The next step was to master the complex optics and engineering required for the laser system to function on a real telescope. A prototype that Max and her colleagues deployed at the UCO's Lick Observatory in San Jose in the mid-1990s eventually showed that, at least at longer wavelengths, the system allowed the observatory's 3-metre telescope to reach the finest-possible resolution permitted by the wave nature of light (Proc. SPIE 4007, 63–70; 2000). et al.
But even that failed to persuade astronomers to embrace the technology. At the time, people thought the laser guide star was “so complicated it would never run in harness” with other astronomical instruments, says Connie Rockosi, one of Max's colleagues. So Max decided that the technology needed “a community of practice” — a central home in which users could learn how to build laser guide stars for themselves. That idea became the Center for Adaptive Optics, which was funded by a $40-million, 10-year grant from the US National Science Foundation (NSF), and which opened on the Santa Cruz campus in 1999, with Max eventually as its head. By 2010, says Max, when the grant ended and the centre had to close its doors, it had grown from a handful of people to nearly 100.
That did the trick. The laser-assisted adaptive-optics systems have to be custom-built for each telescope and are still pricey, running to several million dollars apiece. But astronomers, many of whom were trained at Max's centre, have now retrofitted the technology onto every optical telescope for which it makes sense. That includes almost all the flagship telescopes that currently rank as the largest in the world, from the twin Keck 10-metre telescopes atop Mauna Kea to the four identical 8.2-metre instruments comprising the European Very Large Telescope in Chile.
The bigger the telescope, the more advantage it can get from adaptive optics. At 1 micrometre, a wavelength in the infrared part of the spectrum, which is particularly useful for astronomy, the Hubble Space Telescope's 2.4-metre mirror can produce images with a resolution 0.11 arcseconds. At that wavelength, with the help of the laser guide star, the Lick 3-metre can do somewhat better: 0.08 arcseconds. But 8-metre instruments like those comprising the European quartet in Chile can get all the way down to 0.03 arcseconds — almost four times better than Hubble.
That kind of visual acuity has allowed astronomers to track the stars orbiting the Milky Way's central black hole, image exoplanets around other suns, observe the common, low-mass stars known as brown dwarfs and pursue many other once-impossible studies. In these areas, says David Silva, director of the US National Optical Astronomy Observatory in Tucson, Arizona, “we couldn't have made any advances from the ground” without adaptive optics.
“One local woman kept calling the police to report that a UFO was sucking up all Livermore's secrets.”
The systems' largest impact, however, will be on the 20–40-metre telescopes that are now under development: the European Extremely Large Telescope and the Giant Magellan Telescope, both in Chile, and the TMT on Mauna Kea. Telescopes this big can collect enough light to study faint, far-off objects such as the first galaxies to form after the Big Bang — but would hardly be worth their billion-dollar cost if they had a resolution of just 1 arcsecond.

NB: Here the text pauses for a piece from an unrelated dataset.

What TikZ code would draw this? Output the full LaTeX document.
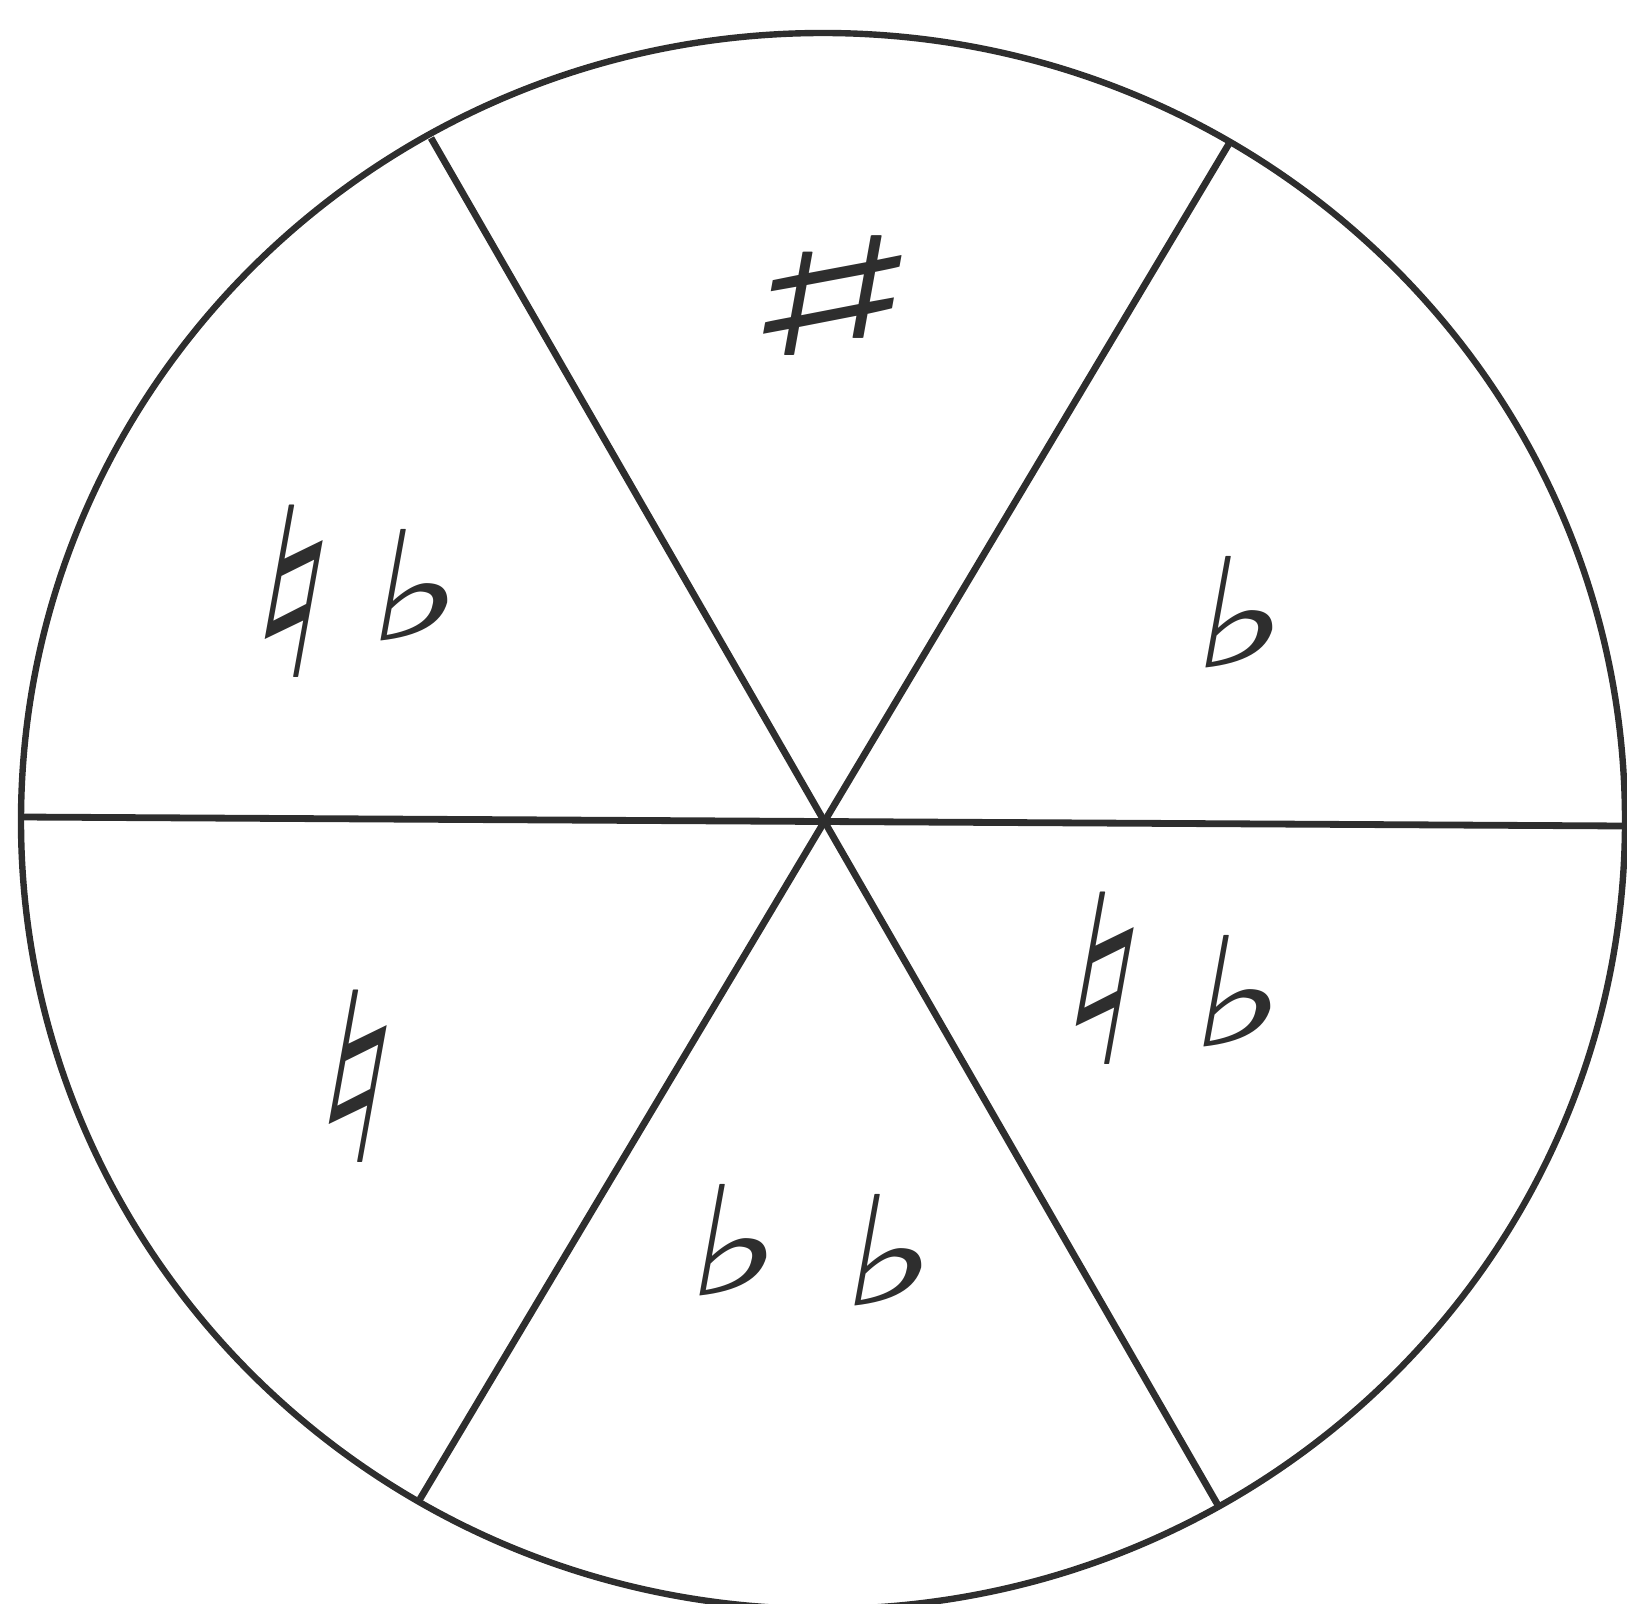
\documentclass[tikz,border=0pt]{standalone}
\usepackage{fontspec}
\newfontfamily\symfont{DejaVu Sans}
\definecolor{ink}{HTML}{2E2E2E}
\begin{document}
\begin{tikzpicture}[x=0.5pt,y=-0.5pt,
  rim/.style={draw=ink,line width=3.2pt},
  spoke/.style={draw=ink,line width=3.4pt},
  acc/.style={text=ink,inner sep=0pt,font=\symfont\bfseries\fontsize{76}{76}\selectfont,xslant=0.18,xscale=1.3},
  natacc/.style={acc,xscale=0.9/1.3,font=\symfont\bfseries\fontsize{118}{118}\selectfont},
  sharpacc/.style={acc,xscale=2.4/1.3,font=\symfont\bfseries\fontsize{82}{82}\selectfont}]
\useasboundingbox (0,0) rectangle (1627,1604);
\coordinate (c) at (823,821);
\coordinate (ul) at (431,138);
\coordinate (ur) at (1230,142);
\coordinate (ll) at (420,1499);
\coordinate (lr) at (1219,1507);
\coordinate (l) at (20,817);
\coordinate (r) at (1625,826);
\draw[rim] (c) ellipse [x radius=802, y radius=788];
\draw[spoke] (ul) -- (lr);
\draw[spoke] (ur) -- (ll);
\draw[spoke] (l) -- (r);
\node[sharpacc] (sharp) at (833,296) {♯};
\node[natacc] (n1) at (294,591) {♮};
\node[acc] (f1) at (420,585) {♭};
\node[acc] (f2) at (1245,612) {♭};
\node[natacc] (n2) at (1105,978) {♮};
\node[acc] (f3) at (1243,991) {♭};
\node[natacc] (n3) at (358,1076) {♮};
\node[acc] (f4) at (739,1240) {♭};
\node[acc] (f5) at (894,1250) {♭};
\end{tikzpicture}
\end{document}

Unfortunately, that price tag is also why there are only three of these megatelescopes — which means, in turn, that only a small fraction of astronomers will ever get to use them. At the same time, 'have-not' astronomers at institutions not affiliated with one of the large projects are losing access to the 3- and 4-metre telescopes — even though these smaller instruments are often ideal for large-scale surveys of the sky, or targeted observations of relatively nearby objects. Citing a flat budget and its investment in large projects such as the ALMA radio telescope in Chile, the NSF has withdrawn support from optical telescopes in this class. “For the general astronomer, it's harder and harder to get time,” said Richard Barvainis, programme officer for astronomy at the NSF. “It's becoming a major issue.”
At the UCO, which is facing its own cash crunch, Max is now in charge of a perfect microcosm of the situation she helped to create. In September 2013, provost Aimée Dorr declared that the University of California's support for the Lick Observatory would end within five years, thanks to construction costs on the TMT; maintenance expenses on the Keck telescopes; and the UCO's declining budget, which has halved over the past decade. The astronomical community responded with a firestorm of protest. It insisted that Lick, in operation since 1888, is still valuable as a test bed for new instruments and as a training ground for graduate students.
So last autumn, Max began her term as interim director of the UCO by walking into Dorr's office and saying “What can we do to make this a win–win?”. Dorr was willing to try: Max was not only “credible, straightforward, honest, and moderate”, she says, but she could create budgets that at least one previous director had said were impossible. Over the next several months, Max sorted through the UCO's convoluted partnerships and budgets, found ways to move around various pots of money, calmed the firestorm and got the university's funding for Lick reinstated.
Max's next priority is to devise a comprehensive strategic plan for Lick, as well as for the two Keck telescopes. Because Lick has adaptive optics and it is relatively available to astronomers, it could be used for high-precision surveys of a few hundred to a few thousand objects such as quasars — studies, says Max, that “you can peck away one by one and add up to a survey with good statistics”.
Max is determined to have this plan in place when the university announces its choice for the permanent director of the UCO. That new director might be her — she has applied for the position — but if not, she says, she will simply go back to being the astronomer-engineer-community builder she has been all along. Along those lines, she is working on multi-laser adaptive-optics systems that can both correct for the atmosphere and widen the field of view. She is also training a particular brand of graduate student — the kind, she says, who “has one hand in instruments and one in astronomy”.
That breadth of skills has allowed Max to do what she has done, says Ghez. “A typical astronomer could never do it.”